Ainsi, le 17 septembre, le front ennemi est disloqué dans toute cette région de la Moglena considérée jusqu’ici comme inviolable. 4.000 prisonniers, une centaine de canons de tous calibres et un matériel immense sont la proie des vainqueurs, mais surtout l’obstacle de la montagne infranchissable est surmonté et,  devant les vallées plus largement ouvertes, les perspectives de victoires deviennent illimitées.

 

Nos cavaliers à USKUB – Capitulation de la XIe armée et armistice Bulgare

 

Le général FRANCHET d’ESPEREY n’était pas homme à les laisser échapper. Le 21 septembre, la division serbe « Yougo-Slave » est à Negotin, à 50 kilomètres du Dobropolié, et, le 23, à Gradsko, dont elle s’empare avec l’aide de la 17e division coloniale française. Il y a là d’immenses approvisionnements entreposés à la gare : canons, fourgons, trains, magasins regorgeant de vivres, de charbon et de munitions, mitrailleuses, avions… Du même coup, la XIe armée bulgaro-allemande, que le haut commandement adverse avait cru pouvoir maintenir devant Monastir, est coupée de la 1ère armée bulgare, attardée elle aussi, dans la région de Doiran, devant l’armée anglo-hellénique.  

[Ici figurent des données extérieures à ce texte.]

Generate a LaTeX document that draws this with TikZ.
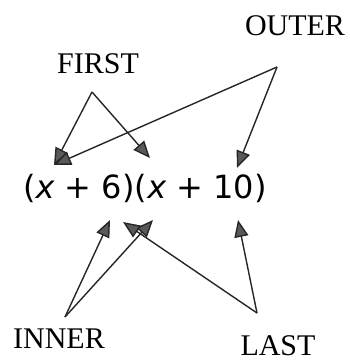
\documentclass[tikz,border=0pt]{standalone}
\usepackage{fontspec}
\setmainfont{Liberation Serif}
\newfontfamily\exprfont{DejaVu Sans}
\usetikzlibrary{arrows.meta}
\begin{document}
\begin{tikzpicture}[x=1pt,y=-1pt,
  lbl/.style={font=\fontsize{30}{34}\selectfont, inner sep=0pt},
  expr/.style={font=\exprfont\fontsize{32}{36}\selectfont, inner sep=0pt},
  arr/.style={line width=1.4pt, draw=black!85, -{Triangle[length=17pt,width=14pt,fill=black!65]}}]
\useasboundingbox (0,0) rectangle (349,362);
\node[lbl] (outer) at (295,26) {OUTER};
\node[lbl] (first) at (98,64) {FIRST};
\node[lbl] (inner) at (59,339) {INNER};
\node[lbl] (last) at (278,346) {LAST};
\node[expr] (ex) at (145,188) {(\textit{x} + 6)(\textit{x} + 10)};
\coordinate (fa) at (92,92);
\coordinate (oa) at (277,67);
\coordinate (ia) at (65,317);
\coordinate (la) at (257,313);
\coordinate (t1) at (54,165);
\coordinate (t2) at (150,158);
\coordinate (t3) at (237,168);
\coordinate (b1) at (110,220);
\coordinate (b2) at (123,222);
\coordinate (b3) at (153,220);
\coordinate (b4) at (238,220);
\draw[arr] (fa) -- (t1);
\draw[arr] (fa) -- (t2);
\draw[arr] (oa) -- (t1);
\draw[arr] (oa) -- (t3);
\draw[arr] (ia) -- (b1);
\draw[arr] (ia) -- (b3);
\draw[arr] (la) -- (b2);
\draw[arr] (la) -- (b4);
\end{tikzpicture}
\end{document}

De sorte que la XIe armée bulgaro-allemande est réduite à se retirer par l’étroit défilé de Kicevo à  Kalkandélen, d’où elle compte essayer de gagner la Bulgarie par Uskub, si on lui en laisse le temps. Et la Ière armée bulgare, coupée du Vadar par le groupe d’ANSELME, qui a enlevé d’assaut le massif abrupt de la Dzena, doit se replier au plus vite vers Sofia par le défilé de Stroumitza.

De l’est à l’ouest, la débâcle germano-bulgare est complète et générale ; le 25 septembre, nos avions signalent de longues colonnes ennemies se hâtant, en grand désordre, de remonter par la route de Kicevo à Kalkandélen et à Uskub.

Tout de suite, tandis que l’armée française du général HENRYS poursuit cette armée désemparée à travers le massif de Babouna, sa cavalerie, conduite par le général JOUINOT GAMBETTA, et comprenant les 1er et 4ème régiments de chasseurs d’Afrique  et le régiment de marche de spahis marocains, marche droit sur Uskub, par les montagnes du Golesnitsa Pkanina, chaos de rochers et de précipices, où quelque cheval roule à chaque instant.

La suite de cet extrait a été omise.